6. Actionable Sourcing Checklist for Enterprise Leaders

To effectively operationalize gig and fractional sourcing, your talent acquisition department must drop standard full-time recruitment behaviors. Implement this operational checklist to start capturing talent:

  • Draft Deliverable-Focused Descriptions: Scrap the paragraphs about office culture and team retreats. Lead your postings with the exact project scope, technical requirements, target budget, and estimated hours per week.
  • Accelerate Your Onboarding Speed: Top-tier independent workers are in high demand and handle multiple client inquiries simultaneously.

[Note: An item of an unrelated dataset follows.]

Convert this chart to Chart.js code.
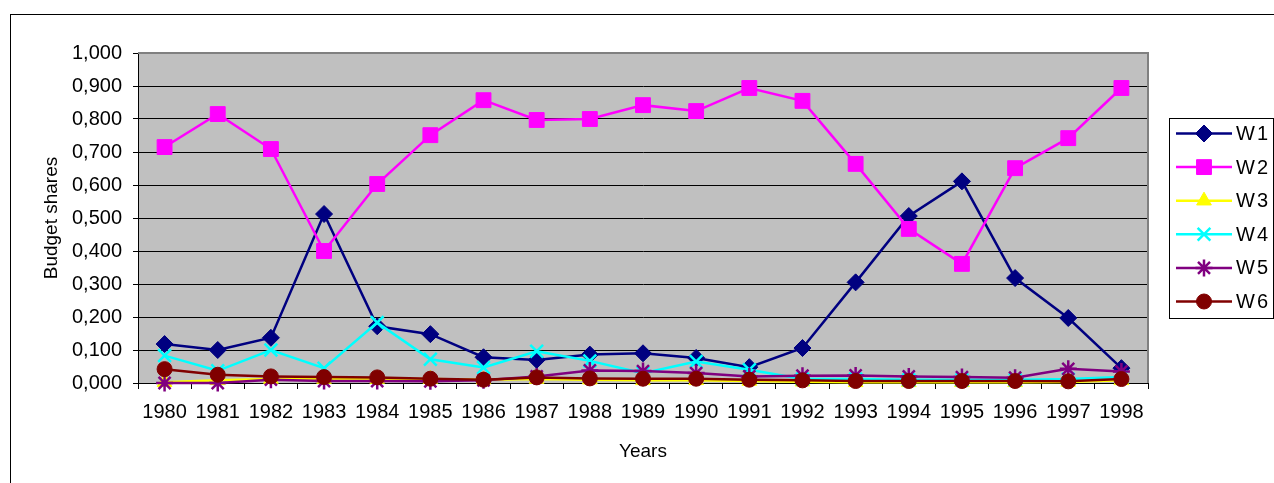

Ensure your legal templates, NDAs, and contractor master services agreements (MSAs) are pre-approved and ready for digital signing on day one.
  • Decouple KPIs from Hours Worked: Measure contractor performance purely against target output, milestone deadlines, and project success metrics—not desk-time or virtual presence.
  • Define IP & Tool Ownership: Before work begins, verify that your contracts explicitly state who owns the IP developed during the engagement, and ensure independent contractors bring their own physical working tools.

Conclusion: Agility Over Headcount

The most competitive enterprises are no longer measuring their strength by head-count size. Instead, they measure success by their talent velocity—how quickly they can spin up specialized teams to capture market opportunities, optimize operations, and solve complex business problems.

By building a structured framework for sourcing fractional leaders and specialized gig workers, you free your organization from the delays and costs of full-time hiring cycles. Sourcing in 2026 is no longer about filling fixed seats; it’s about seamlessly piping elite expertise into the areas of your business that need it most, exactly when they need it.